In a recent study published in the journal PLoS ONE, researchers investigated the effect of genetic variability based on accessory gene deletions on severe acute respiratory syndrome coronavirus 2 (SARS-CoV-2) transmission and the clinical severity of coronavirus disease 2019 (COVID-19).
Study: Consecutive deletions in a unique Uruguayan SARS-CoV-2 lineage evidence the genetic variability potential of accessory genes. Image Credit: Naeblys / Shutterstock.com
SARS-CoV-2 has a large genomic constitution encompassing single-stranded ribonucleic acid (RNA) and 12 open reading frames (ORFs) encoding for 26 proteins of structural, non-structural, and accessory types. The increased plasticity and resiliency of accessory proteins enhance the susceptibility of the accessory genes to undergo conformational changes such as insertions and deletions.
The deletions have given rise to mutant accessory variants that enhance viral ability to escape the protective immune mechanisms of the host, thereby increasing viral transmission. Nucleotide alterations lead to amino acid (aa) replacements in the viral molecule. In addition to these configurational substitutions, the insertions and deletions generate mutant variants that lead to the emergence of new viral strains with improved viral infectivity and diversified clinical manifestations.
The ORF7a gene belongs to the N.7 lineage, derived from the B.1.1.33 lineage prevalent in the early COVID-19 phase in Brazil. ORFs encode transmembrane proteins localized in the endoplasmic reticulum and Golgi network. After fusion of ORF7a and ORF7b variants into the OFR7ab strain, the viral cells attach to monocytes and reduce their antigen-binding ability along with an overproduction of inflammatory mediators such as cytokines.
Previous studies have established that recurring deletions in the terminal region of the spike (S) viral protein and ORFs of accessory genes contribute to immune evasion and confer resistance to the virus against host antibodies. However, the data is underestimated. Hence, the authors of the current study assessed how genetic variability led to deletions in the ORF7ab mutant variant affects the structure, pathogenicity, and clinical severity of COVID-19.
About the study
In the present study, 51 patients infected with COVID-19 between July 2020 to October 2020 were screened. Thirteen samples comprising oropharyngeal and nasopharyngeal swabs were collected from these patients, from which RNA was extracted to synthesize complementary DNA (cDNA) via real-time reverse transcription-polymerase chain reaction (RT-qPCR).
A genomic library was prepared, after which about 500 genomic variants were sequenced and mapped. In addition, the newly sequenced genomes of N.7 lineage were added to the Uruguayan genomes. cDNA was analyzed for the presence of genetic alterations such as single (12 nucleotides variant or ORF7a) deletion and double (12 nucleotides and 68 nucleotides fused variant or ORF7ab) deletions.

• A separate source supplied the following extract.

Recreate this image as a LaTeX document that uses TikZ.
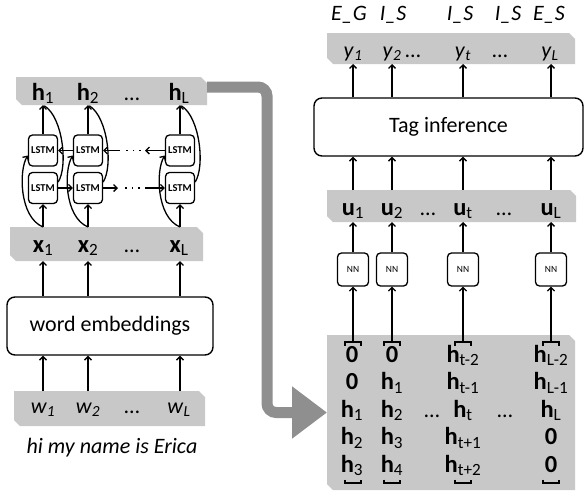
\documentclass[tikz,border=0pt]{standalone}
\usepackage{fontspec}
\setmainfont{Carlito}
\usetikzlibrary{arrows.meta}
\definecolor{barfill}{RGB}{200,200,200}
\definecolor{bigarr}{RGB}{143,143,143}
\newcommand{\bh}[1]{\textbf{h}\textsubscript{#1}}
\newcommand{\bx}[1]{\textbf{x}\textsubscript{#1}}
\newcommand{\bu}[1]{\textbf{u}\textsubscript{#1}}
\newcommand{\iy}[1]{\textit{y}\textsubscript{\textit{#1}}}
\newcommand{\iw}[1]{\textit{w}\textsubscript{\textit{#1}}}
\newcommand{\bz}{\textbf{0}}
\begin{document}
\begin{tikzpicture}[x=1pt,y=-1pt,
  chambar/.style={inner sep=0pt, outer sep=0pt,
    path picture={\fill[barfill] (path picture bounding box.north west)
      -- ([xshift=-6pt]path picture bounding box.north east)
      -- ([yshift=-6pt]path picture bounding box.north east)
      -- (path picture bounding box.south east)
      -- ([xshift=6pt]path picture bounding box.south west)
      -- ([yshift=6pt]path picture bounding box.south west) -- cycle;}},
  lab/.style={inner sep=0pt, anchor=base, font=\fontsize{22}{26}\selectfont},
  blab/.style={inner sep=0pt, anchor=base, font=\fontsize{24.5}{28}\selectfont},
  arr/.style={line width=1.3pt, -{Straight Barb[length=3.5pt,width=7pt,line width=1.3pt]}},
  plain/.style={line width=1.3pt},
  dotline/.style={line width=1.6pt, dash pattern=on 1.6pt off 5pt},
  bigbox/.style={draw, line width=1.4pt, rounded corners=8pt, inner sep=0pt, font=\fontsize{22}{26}\selectfont},
  lstm/.style={draw, line width=1.3pt, rounded corners=4pt, minimum width=29pt, minimum height=31pt, inner sep=0pt, font=\fontsize{10.5}{12}\selectfont\bfseries},
  nn/.style={draw, line width=1.3pt, rounded corners=4pt, minimum width=31pt, minimum height=33pt, inner sep=0pt, font=\fontsize{9.5}{11}\selectfont},
  brk/.style={line width=1.6pt},
]
\useasboundingbox (0,0) rectangle (584,493);

% bars (named nodes)
\node[chambar, minimum width=191pt, minimum height=28pt] (hbar) at (111.5,91) {};
\node[chambar, minimum width=193pt, minimum height=34pt] (xbar) at (106.5,244) {};
\node[chambar, minimum width=191pt, minimum height=35pt] (wbar) at (109.5,408.5) {};
\node[chambar, minimum width=248pt, minimum height=31pt] (ybar) at (451,48.5) {};
\node[chambar, minimum width=249pt, minimum height=32pt] (ubar) at (451.5,206) {};
\node[chambar, minimum width=248pt, minimum height=155pt] (mbar) at (451,412.5) {};

% big gray arrow
\draw[bigarr, line width=11pt, rounded corners=9pt, -{Triangle[length=35pt,width=50pt]}]
  ([yshift=4pt]hbar.east) -- (267,87) -- (267,412.5) -- (mbar.west);

% left: h bar labels
\node[blab] (h1) at (43,100) {\bh{1}};
\node[blab] (h2) at (88,100) {\bh{2}};
\node[lab] (hd) at (132,100) {…};
\node[blab] (hL) at (179,100) {\bh{L}};

% LSTM cells
\node[lstm] (up1) at (43,150.5) {LSTM};
\node[lstm] (lo1) at (43,188) {LSTM};
\node[lstm] (up2) at (88,150.5) {LSTM};
\node[lstm] (lo2) at (88,188) {LSTM};
\node[lstm] (upL) at (180,150.5) {LSTM};
\node[lstm] (loL) at (180,188) {LSTM};

% x bar labels
\node[blab] (x1) at (43,252) {\bx{1}};
\node[blab] (x2) at (88,252) {\bx{2}};
\node[lab] (xd) at (132,252) {…};
\node[blab] (xL) at (179,252) {\bx{L}};

% word embeddings
\node[bigbox, minimum width=206pt, minimum height=58pt] (emb) at (110,326) {word embeddings};

% w bar labels
\node[lab] (w1) at (43,413) {\iw{1}};
\node[lab] (w2) at (88,413) {\iw{2}};
\node[lab] (wd) at (132,413) {…};
\node[lab] (wL) at (179,413) {\iw{L}};
\node[lab, font=\fontsize{22}{26}\selectfont\itshape] (cap) at (112,453) {hi my name is Erica};

% left connectors
\foreach \c in {1,2,L}{
  \draw[arr] (wbar.north -| lo\c) -- (emb.south -| lo\c);
  \draw[arr] (emb.north -| lo\c) -- (xbar.south -| lo\c);
  \draw[arr] (xbar.north -| lo\c) -- (lo\c.south);
  \draw[arr] (up\c.north) -- (hbar.south -| up\c);
  \draw[arr] (xbar.north -| lo\c) .. controls +(-24,-10) and +(-9,14) .. ([yshift=-5pt]up\c.west);
  \draw[plain, shorten >=1.5pt] ([yshift=6pt]lo\c.east) .. controls +(10,-15) and +(20,12) .. (hbar.south -| up\c);
}
% horizontal recurrences
\coordinate (la) at (118,188);
\coordinate (lb) at (125,188);
\coordinate (lc) at (141,188);
\coordinate (ld) at (145,188);
\draw[arr] (lo1) -- (lo2);
\draw[arr] (lo2) -- (la);
\draw[dotline] (lb) -- (lc);
\draw[arr] (ld) -- (loL);
\coordinate (ua) at (145,150.5);
\coordinate (ub) at (141,150.5);
\coordinate (uc) at (125,150.5);
\coordinate (ud) at (120,150.5);
\draw[arr] (upL) -- (ua);
\draw[dotline] (ub) -- (uc);
\draw[arr] (ud) -- (up2);
\draw[arr] (up2) -- (up1);

% right: top tags
\node[lab, font=\fontsize{22}{26}\selectfont\itshape] (t1) at (349,20) {E\_G};
\node[lab, font=\fontsize{22}{26}\selectfont\itshape] (t2) at (393,20) {I\_S};
\node[lab, font=\fontsize{22}{26}\selectfont\itshape] (t3) at (460,20) {I\_S};
\node[lab, font=\fontsize{22}{26}\selectfont\itshape] (t4) at (508,20) {I\_S};
\node[lab, font=\fontsize{22}{26}\selectfont\itshape] (t5) at (549,20) {E\_S};

% y bar labels
\node[lab] (y1) at (353,57) {\iy{1}};
\node[lab] (y2) at (392,57) {\iy{2}};
\node[lab] (yd1) at (413,57) {…};
\node[lab] (yt) at (463,57) {\iy{t}};
\node[lab] (yd2) at (500,57) {…};
\node[lab] (yL) at (550,57) {\iy{L}};

% tag inference
\node[bigbox, minimum width=269pt, minimum height=58pt] (tag) at (448.5,127) {Tag inference};

% u bar labels
\node[blab] (u1) at (353,215) {\bu{1}};
\node[blab] (u2) at (392,215) {\bu{2}};
\node[lab] (ud1) at (428,215) {…};
\node[blab] (ut) at (463,215) {\bu{t}};
\node[lab] (ud2) at (504,215) {…};
\node[blab] (uL) at (551,215) {\bu{L}};

% NN boxes
\node[nn] (n1) at (353,269.5) {NN};
\node[nn] (n2) at (392,269.5) {NN};
\node[nn] (nt) at (463,269.5) {NN};
\node[nn] (nL) at (551,269.5) {NN};

% matrix entries
\node[blab] (m11) at (352,362) {\bz};
\node[blab] (m12) at (352,389.5) {\bz};
\node[blab] (m13) at (352,417) {\bh{1}};
\node[blab] (m14) at (352,444.5) {\bh{2}};
\node[blab] (m15) at (352,472) {\bh{3}};
\node[blab] (m21) at (392,362) {\bz};
\node[blab] (m22) at (392,389.5) {\bh{1}};
\node[blab] (m23) at (392,417) {\bh{2}};
\node[blab] (m24) at (392,444.5) {\bh{3}};
\node[blab] (m25) at (392,472) {\bh{4}};
\node[lab] (md1) at (432,417) {…};
\node[blab] (mt1) at (463,362) {\bh{t-2}};
\node[blab] (mt2) at (463,389.5) {\bh{t-1}};
\node[blab] (mt3) at (463,417) {\bh{t}};
\node[blab] (mt4) at (463,444.5) {\bh{t+1}};
\node[blab] (mt5) at (463,472) {\bh{t+2}};
\node[lab] (md2) at (505,417) {…};
\node[blab] (mL1) at (551,362) {\bh{L-2}};
\node[blab] (mL2) at (551,389.5) {\bh{L-1}};
\node[blab] (mL3) at (551,417) {\bh{L}};
\node[blab] (mL4) at (551,444.5) {\bz};
\node[blab] (mL5) at (551,472) {\bz};

% brackets and right connectors
\foreach \n/\cx in {1/353,2/392,t/463,L/551}{
  \coordinate (bt\n) at (\cx,342);
  \draw[brk] (\cx-8,345.5) -- (\cx-8,342) -- (\cx+8,342) -- (\cx+8,345.5);
  \draw[brk] (\cx-8,479.5) -- (\cx-8,483) -- (\cx+8,483) -- (\cx+8,479.5);
  \draw[arr] (bt\n) -- (n\n.south);
  \draw[arr] (n\n.north) -- (ubar.south -| n\n);
  \draw[arr] (ubar.north -| n\n) -- (tag.south -| n\n);
  \draw[arr] (tag.north -| n\n) -- (ybar.south -| n\n);
}
\end{tikzpicture}
\end{document}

A: ORF7a amplicon for the wildtype and Δ12+68 variants. Artic primers annotations are visualized by blue arrows. B: Chromatogram peaks after capillary electrophoresis, wildtype, and Δ12+68 variants. C: Zoomed diagram details nucleotide sequence of the double deletion obtained by Sanger sequencing. https://doi.org/10.1371/journal.pone.0263563.g001
Results and discussion
Out of the 13 samples, nine genomic samples showed ORF7a deletions, whereas four samples showed both deletions. The mutant ORF7ab variant contained alterations in the stop codon sequence. The novel frame-shifting 68 nucleotide deletion was located 44 nucleotides away within the terminating domain of the ORF7A variant. All N.7 lineage mutations with deletions showed aa substitutions in R36Q and L37F genomes. The ORF7a variant has four aa deletions in positions 80 to 83 that fuses with the ORF7B variant with deletions in 23 aa at post-96 positions in the 138-codon sequence.
The researchers also evaluated the relationship between viral genomic deletions and the clinical presentation of COVID-19. Patients with deletions exhibited several clinical signs and symptoms along with two deaths, whereas patients with double deletions were either asymptomatic or had mild infections but fully recovered from COVID-19 post-treatment.
Conclusion
In the present study, the generation of the fused ORF7ab variant due to consecutive gene deletions gave rise to a mutant protein that could mimic normal transmembrane proteins and thus escape host immune mechanisms. The emergence of such a mutant could significantly enhance the transmission of COVID-19. The clinical correlation between genetic variability and gene deletions indicated that single-gene deletion was deleterious, whereas double gene mutation had a protective action concerning disease severity and recovery.
According to the team, this was the first case of consecutive gene deletions in SARS-CoV-2. However, future studies with larger sample sizes, genomic analysis of novel strains such as Zeta (P.2) strains and Gamma (P.1) derived from the same B.1.1.28 lineage and fitness analysis to determine the individual effects of the novel 68 nucleotide variant on the clinical course of COVID-19 must be carried out to devise genomic strategies to combat COVID-19.